Restate, exactly and without pictures, the lines from the start of the listing below through the line holding "const refSpan = [0.1, 6.66];".

** Data for the task **
○ ○ ○ ○
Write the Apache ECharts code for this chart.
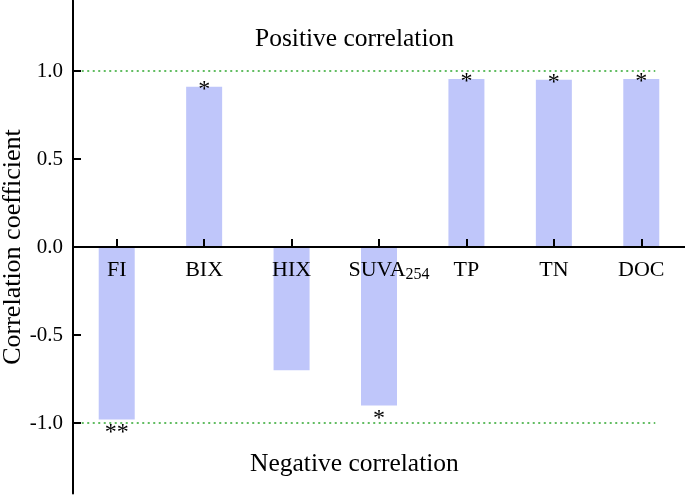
<!DOCTYPE html>
<html><head><meta charset="utf-8">
<script src="https://cdn.jsdelivr.net/npm/echarts@6/dist/echarts.min.js"></script>
<style>html,body{margin:0;padding:0;background:#fff}#c{width:685px;height:495px}</style>
</head><body><div id="c"></div>
<script>
const categories = ['FI', 'BIX', 'HIX', 'SUVA254', 'TP', 'TN', 'DOC'];
const coefficients = [-0.98, 0.91, -0.70, -0.90, 0.955, 0.95, 0.955];
const significance = ['**', '*', '', '*', '*', '*', '*'];
const yRange = [-1.4, 1.4];
const yTickValues = [-1, -0.5, 0, 0.5, 1];
const refLevels = [1, -1];
const refSpan = [0.1, 6.66];

const F = 'Liberation Serif, Times New Roman, serif';
const chart = echarts.init(document.getElementById('c'));
const barData = coefficients.map((v, i) => ({
  value: v,
  label: {
    show: significance[i] !== '',
    position: v >= 0 ? 'top' : 'bottom',
    distance: v >= 0 ? -15 : 1,
    formatter: significance[i],
    fontFamily: F, fontSize: 24, lineHeight: 24, color: '#000'
  }
}));
const catLabelData = categories.map((c, i) => ({
  value: [i, 0],
  label: {
    formatter: c === 'SUVA254' ? 'SUVA{s|254}' : c,
    offset: c === 'SUVA254' ? [10, 0] : [0, 0]
  }
}));
const refSeries = refLevels.map(l => ({
  type: 'line', xAxisIndex: 1, symbol: 'none', silent: true,
  data: refSpan.map(x => [x, l]),
  lineStyle: { color: '#2fa82f', type: [2, 3.5], width: 1.6 },
  z: 1
}));
chart.setOption({
  animation: false,
  grid: { left: 73, right: 0, top: 0.6, bottom: 1.6, containLabel: false, outerBoundsMode: 'none' },
  xAxis: [{
    type: 'category', data: categories,
    axisLine: { onZero: true, lineStyle: { color: '#000', width: 2 } },
    axisTick: { show: true, inside: true, alignWithLabel: true, length: 8, lineStyle: { color: '#000', width: 2 } },
    axisLabel: { show: false },
    z: 5
  }, {
    type: 'value', min: 0, max: 7, show: false
  }],
  yAxis: {
    type: 'value', min: yRange[0], max: yRange[1],
    name: 'Correlation coefficient', nameLocation: 'middle', nameGap: 47, nameMoveOverlap: false,
    nameTextStyle: { fontFamily: F, fontSize: 26, color: '#000' },
    axisLine: { show: true, lineStyle: { color: '#000', width: 2 } },
    axisTick: { show: true, inside: true, length: 8, customValues: yTickValues, lineStyle: { color: '#000', width: 2 } },
    axisLabel: { fontFamily: F, fontSize: 21, color: '#000', margin: 10, customValues: yTickValues, formatter: v => v.toFixed(1) },
    splitLine: { show: false }
  },
  graphic: [
    { type: 'text', x: 255, y: 39, style: { text: 'Positive correlation', font: '25.5px ' + F, fill: '#000', verticalAlign: 'middle', align: 'left' } },
    { type: 'text', x: 250, y: 464, style: { text: 'Negative correlation', font: '25.5px ' + F, fill: '#000', verticalAlign: 'middle', align: 'left' } }
  ],
  series: [{
    type: 'bar', data: barData, barWidth: 36,
    itemStyle: { color: '#bfc6fa' }, z: 2
  }, ...refSeries, {
    type: 'scatter', data: catLabelData, symbolSize: 0, silent: true,
    itemStyle: { color: '#000', opacity: 1 }, z: 6,
    label: {
      show: true, position: 'bottom', distance: 12,
      fontFamily: F, fontSize: 22, lineHeight: 22, color: '#000', opacity: 1,
      rich: { s: { fontFamily: F, fontSize: 16, color: '#000', padding: [9, 0, 0, 0] } }
    }
  }]
});
</script></body></html>
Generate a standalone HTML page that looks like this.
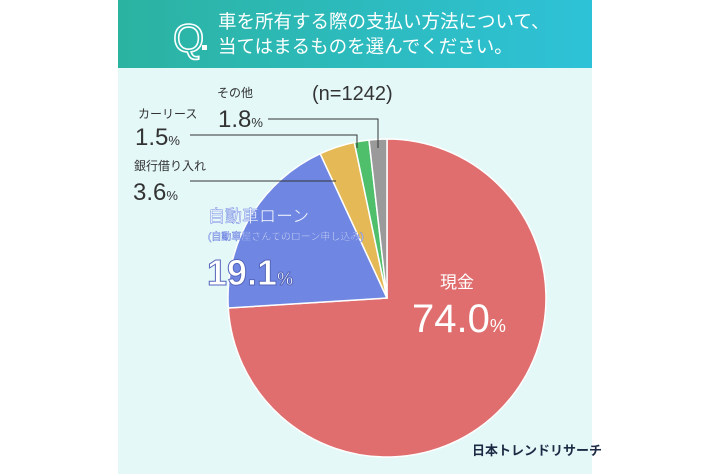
<!DOCTYPE html>
<html><head><meta charset="utf-8"><style>
body{margin:0;width:710px;height:474px;background:#fff;overflow:hidden;font-family:"Liberation Sans","Noto Sans CJK JP",sans-serif}
</style></head><body>
<svg width="710" height="474" viewBox="0 0 710 474" xmlns="http://www.w3.org/2000/svg" style="display:block">
<defs><linearGradient id="g" x1="0" x2="1"><stop offset="0" stop-color="#2bb3a1"/><stop offset="1" stop-color="#2ec2d8"/></linearGradient></defs>
<rect x="118" y="0" width="474" height="474" fill="#e4f8f8"/>
<rect x="118" y="0" width="474" height="68" fill="url(#g)"/>
<text x="173" y="52" font-size="40" fill="none" stroke="#fff" stroke-width="1.6" font-family="Liberation Sans,sans-serif">Q</text>
<rect x="202" y="45" width="5" height="5" fill="#fff"/>
<text x="218" y="28" font-size="18.5" fill="#fff" font-family="Liberation Sans,Noto Sans CJK JP,sans-serif">車を所有する際の支払い方法について、</text>
<text x="218" y="53" font-size="18.5" fill="#fff" font-family="Liberation Sans,Noto Sans CJK JP,sans-serif">当てはまるものを選んでください。</text>
<g stroke="#fff" stroke-width="1.5">
<path d="M387,298 L387,139 A159,159 0 1 1 228.3,308 Z" fill="#e06e6e"/>
<path d="M387,298 L228.3,308 A159,159 0 0 1 320.2,153.7 Z" fill="#6f87e2"/>
<path d="M387,298 L320.2,153.7 A159,159 0 0 1 354.3,142.4 Z" fill="#e5b955"/>
<path d="M387,298 L354.3,142.4 A159,159 0 0 1 369,140 Z" fill="#4fbf6b"/>
<path d="M387,298 L369,140 A159,159 0 0 1 387,139 Z" fill="#9a9a9a"/>
</g>
<g stroke="#333" stroke-width="1" fill="none">
<polyline points="268,119 378,119 378,148"/>
<polyline points="190,135 357,135 357,148"/>
<line x1="190" y1="181" x2="336" y2="181"/>
</g>
<g font-family="Liberation Sans,Noto Sans CJK JP,sans-serif" fill="#333">
<text x="217" y="97" font-size="12">その他</text>
<text x="312" y="100" font-size="20">(n=1242)</text>
<text x="138" y="118" font-size="12">カーリース</text>
<text x="218" y="127" font-size="24">1.8<tspan font-size="13">%</tspan></text>
<text x="135" y="145" font-size="24">1.5<tspan font-size="13">%</tspan></text>
<text x="134" y="170" font-size="12">銀行借り入れ</text>
<text x="133" y="200" font-size="24">3.6<tspan font-size="13">%</tspan></text>
</g>
<g font-family="Liberation Sans,Noto Sans CJK JP,sans-serif" fill="#fff" stroke="#6f87e2" stroke-width="0.5">
<text x="208" y="222" font-size="17">自動車ローン</text>
<text x="208" y="240" font-size="10">(自動車屋さんでのローン申し込み)</text>
<text x="207" y="285" font-size="36" font-weight="bold" stroke="#5566bb" stroke-width="1">19.1<tspan font-size="18">%</tspan></text>
</g>
<g font-family="Liberation Sans,Noto Sans CJK JP,sans-serif" fill="#fff">
<text x="440" y="288" font-size="17">現金</text>
<text x="412" y="332" font-size="40">74.0<tspan font-size="18">%</tspan></text>
</g>
<text x="472" y="455" font-size="13" font-weight="bold" fill="#1c2a44" font-family="Liberation Sans,Noto Sans CJK JP,sans-serif">日本トレンドリサーチ</text>
</svg>
</body></html>
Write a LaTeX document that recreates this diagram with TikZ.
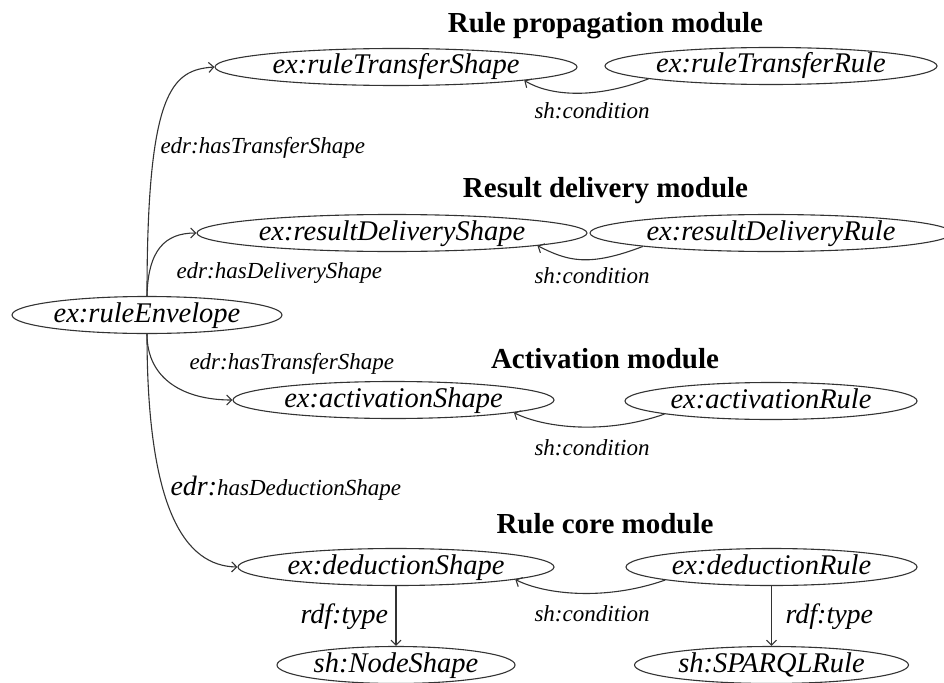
\documentclass[tikz,border=0pt]{standalone}
\usepackage{fontspec}
\setmainfont{Liberation Serif}
\usetikzlibrary{shapes.geometric,arrows.meta}
\tikzset{
  ell/.style={ellipse, draw=black!80, line width=1.1pt, inner sep=0pt, minimum height=37pt,
    text height=20pt, text depth=6pt, font=\fontsize{28.5}{30}\selectfont\itshape},
  ttl/.style={anchor=base, font=\fontsize{29}{31}\selectfont\bfseries},
  lbl/.style={anchor=base west, font=\fontsize{23}{25}\selectfont\itshape},
  biglbl/.style={anchor=base west, font=\fontsize{28}{30}\selectfont\itshape},
  arr/.style={draw=black!80, line width=1.1pt, -{Straight Barb[length=5pt,width=10pt]}},
}
\begin{document}
\begin{tikzpicture}[x=1pt,y=-1pt]
\useasboundingbox (0,0) rectangle (944,682);
% titles
\node[ttl] (t1) at (605.5,33) {Rule propagation module};
\node[ttl] (t2) at (605.5,197) {Result delivery module};
\node[ttl] (t3) at (605,368) {Activation module};
\node[ttl] (t4) at (605,533) {Rule core module};
% nodes
\node[ell, minimum width=270pt] (env) at (147,315) {ex:ruleEnvelope};
\node[ell, minimum width=362pt] (rts) at (396,67) {ex:ruleTransferShape};
\node[ell, minimum width=332pt] (rtr) at (771,66) {ex:ruleTransferRule};
\node[ell, minimum width=390pt] (rds) at (392,233) {ex:resultDeliveryShape};
\node[ell, minimum width=362pt] (rdr) at (771,233) {ex:resultDeliveryRule};
\node[ell, minimum width=321pt] (as) at (393.5,400) {ex:activationShape};
\node[ell, minimum width=292pt] (ar) at (771,401) {ex:activationRule};
\node[ell, minimum width=316pt] (ds) at (396,567) {ex:deductionShape};
\node[ell, minimum width=291pt] (dr) at (771.5,567) {ex:deductionRule};
\node[ell, minimum width=238pt] (ns) at (396,665) {sh:NodeShape};
\node[ell, minimum width=274pt] (sr) at (771.5,665) {sh:SPARQLRule};
% envelope edges
\draw[arr] (env.north) .. controls (147,90) and (172,70) .. (rts.west);
\draw[arr] (env.north) .. controls (148,250) and (165,233) .. (rds.west);
\draw[arr] (env.south) .. controls (147,380) and (185,400) .. (as.west);
\draw[arr] (env.south) .. controls (147,510) and (185,566) .. (ds.west);
% sh:condition edges
\draw[arr] (rtr.186) .. controls +(-55,21) and +(25,15) .. (rts.354);
\draw[arr] (rdr.186) .. controls +(-55,21) and +(30,15) .. (rds.355);
\draw[arr] (ar.187) .. controls +(-60,21) and +(30,15) .. (as.354);
\draw[arr] (dr.187) .. controls +(-60,21) and +(30,15) .. (ds.354);
% rdf:type edges
\draw[arr] (ds.south) -- (ns.north);
\draw[arr] (dr.south) -- (sr.north);
% labels
\node[lbl] (l1) at (157,153) {edr:hasTransferShape};
\node[lbl] (l2) at (173,278) {edr:hasDeliveryShape};
\node[lbl] (l3) at (186,369) {edr:hasTransferShape};
\node[lbl] (l4) at (167,495) {{\fontsize{28}{30}\selectfont edr:}hasDeductionShape};
\node[lbl] (c1) at (531,118) {sh:condition};
\node[lbl] (c2) at (531,283) {sh:condition};
\node[lbl] (c3) at (531,455) {sh:condition};
\node[lbl] (c4) at (531,621) {sh:condition};
\node[biglbl] (r1) at (297,623) {rdf:type};
\node[biglbl] (r2) at (782,623) {rdf:type};
\end{tikzpicture}
\end{document}
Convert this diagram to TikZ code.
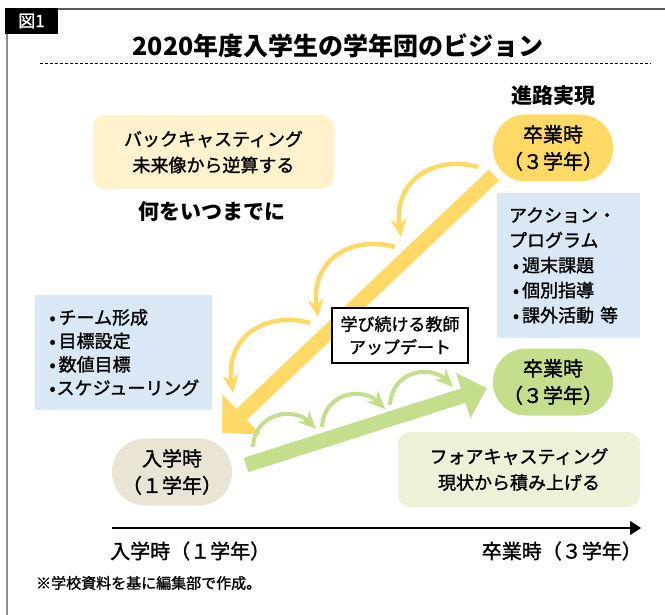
\documentclass[tikz,border=0pt]{standalone}
\usepackage{fontspec}
\setmainfont{Noto Sans CJK JP}[UprightFeatures={FakeBold=1.4}]
\usepackage{xcolor}
\usetikzlibrary{arrows.meta,positioning}
\definecolor{amarelo}{RGB}{255,217,102}
\definecolor{amareloclaro}{RGB}{255,242,204}
\definecolor{azulclaro}{RGB}{218,231,245}
\definecolor{verde}{RGB}{197,222,140}
\definecolor{verdeclaro}{RGB}{235,242,215}
\definecolor{bege}{RGB}{234,228,212}
\definecolor{cinza}{RGB}{90,90,90}

\begin{document}
\begin{tikzpicture}[x=1pt,y=-1pt,
  capsula/.style={rectangle,rounded corners=33pt,minimum width=120pt,minimum height=67pt,align=center,inner sep=0pt,font=\fontsize{20}{27}\selectfont},
  caixa/.style={rectangle,rounded corners=12pt,align=center,inner sep=0pt,font=\fontsize{18}{26}\selectfont},
  lista/.style={rectangle,fill=azulclaro,align=left,inner ysep=0pt,font=\fontsize{18}{24}\selectfont},
  seta/.style={line width=15pt},
  arco/.style={line width=4.5pt,-{Stealth[length=18pt,width=16pt,inset=6pt]}}]
\useasboundingbox (0,0) rectangle (665,615);
% Moldura
\draw[cinza,line width=1.5pt] (58,9) -- (665,9);
\draw[cinza!70,line width=1.5pt] (7,34) -- (7,615);
\node[fill=black,text=white,minimum width=53pt,minimum height=26pt,inner sep=0pt,font=\fontsize{17}{17}\selectfont] (fig) at (31.5,21) {図1};
% Titulo
\node[font=\bfseries\fontsize{25}{25}\selectfont] (titulo) at (338,46) {2020年度入学生の学年団のビジョン};
\draw[dash pattern=on 3pt off 2pt,line width=0.8pt] (40,63) -- (651,63);
% Setas grandes
\coordinate (ycauda) at (494,175);
\coordinate (yponta) at (222,433);
\draw[seta,amarelo,-{Triangle[length=27pt,width=54pt]}] (ycauda) -- (yponta);
\coordinate (vcauda) at (246,465);
\coordinate (vponta) at (487,388);
\draw[seta,verde,-{Triangle[length=25pt,width=46pt]}] (vcauda) -- (vponta);
% Arcos
\foreach \x/\y in {478/167,395/247,310/323}
  \draw[arco,amarelo] (\x,\y) .. controls +(-42,-12) and +(-8,-58) .. ++(-77,70);
\foreach \x/\y in {253/447,322/427,390/405}
  \draw[arco,verde,line width=4pt] (\x,\y) .. controls +(2,-35) and +(-22,-22) .. ++(63,-18);
% Caixas
\node[font=\bfseries\fontsize{21}{21}\selectfont] (rumo) at (553,96) {進路実現};
\node[capsula,fill=amarelo] (fim3) at (553,148) {卒業時\\（３学年）};
\node[caixa,fill=amareloclaro,minimum width=241pt,minimum height=74pt] (back) at (213.5,152) {バックキャスティング\\未来像から逆算する};
\node[font=\bfseries\fontsize{21}{21}\selectfont] (quando) at (212,212) {何をいつまでに};
\node[lista,text width=119pt,inner xsep=12pt,minimum height=145pt,font=\fontsize{18}{25}\selectfont] (acao) at (568.5,265.5)
  {アクション・\\プログラム\\\hspace*{4pt}•\hspace{3pt}週末課題\\\hspace*{4pt}•\hspace{3pt}個別指導\\\hspace*{4pt}•\hspace{3pt}課外活動 等};
\node[lista,text width=158pt,inner xsep=9.5pt,minimum height=115pt,font=\fontsize{18}{23.5}\selectfont] (plano) at (123.5,352.5)
  {\hspace*{5pt}•\hspace{3pt}チーム形成\\\hspace*{5pt}•\hspace{3pt}目標設定\\\hspace*{5pt}•\hspace{3pt}数値目標\\\mbox{\hspace*{5pt}•\hspace{1pt}スケジューリング}};
\node[draw,line width=2pt,fill=white,minimum width=136pt,minimum height=55pt,align=center,inner sep=0pt,font=\fontsize{17}{23}\selectfont] (mestre) at (400,335.5) {学び続ける教師\\アップデート};
\node[capsula,fill=verde] (fim3v) at (553,382) {卒業時\\（３学年）};
\node[caixa,fill=verdeclaro,minimum width=242pt,minimum height=75pt] (fore) at (519,469.5) {フォアキャスティング\\現状から積み上げる};
\node[capsula,fill=bege] (ini1) at (172,472) {入学時\\（１学年）};
% Linha do tempo
\coordinate (t0) at (112,528);
\coordinate (t1) at (641,528);
\draw[line width=1.5pt,-{Triangle[length=11pt,width=14pt]}] (t0) -- (t1);
\node[anchor=west,inner sep=0pt,font=\fontsize{20}{20}\selectfont] (lab1) at (110,551) {入学時（１学年）};
\node[anchor=east,inner sep=0pt,font=\fontsize{20}{20}\selectfont] (lab3) at (642,551) {卒業時（３学年）};
\node[anchor=west,inner sep=0pt,font=\fontsize{15}{15}\selectfont] (fonte) at (36,583) {※学校資料を基に編集部で作成。};
\end{tikzpicture}
\end{document}
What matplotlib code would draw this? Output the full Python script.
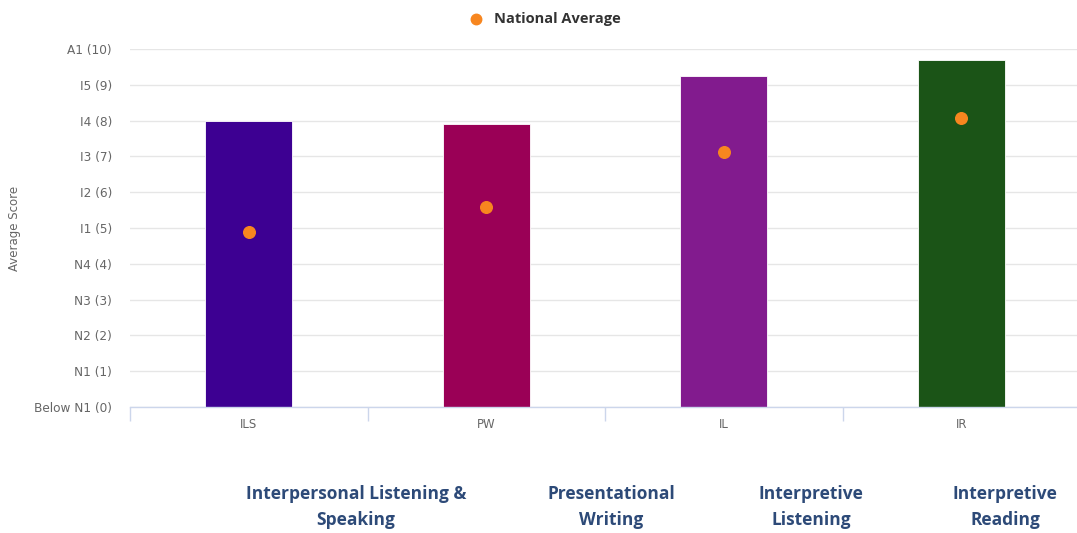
○ ○ ○ ○
** Reply **
Write the Apache ECharts code for this chart.
<!DOCTYPE html>
<html><head><meta charset="utf-8">
<script src="https://cdn.jsdelivr.net/npm/echarts@6/dist/echarts.min.js"></script>
<style>html,body{margin:0;padding:0;background:#fff}#c{width:685px;height:495px}</style>
</head><body><div id="c"></div>
<script>
const categories = ['FI', 'BIX', 'HIX', 'SUVA254', 'TP', 'TN', 'DOC'];
const coefficients = [-0.98, 0.91, -0.70, -0.90, 0.955, 0.95, 0.955];
const significance = ['**', '*', '', '*', '*', '*', '*'];
const yRange = [-1.4, 1.4];
const yTickValues = [-1, -0.5, 0, 0.5, 1];
const refLevels = [1, -1];
const refSpan = [0.1, 6.66];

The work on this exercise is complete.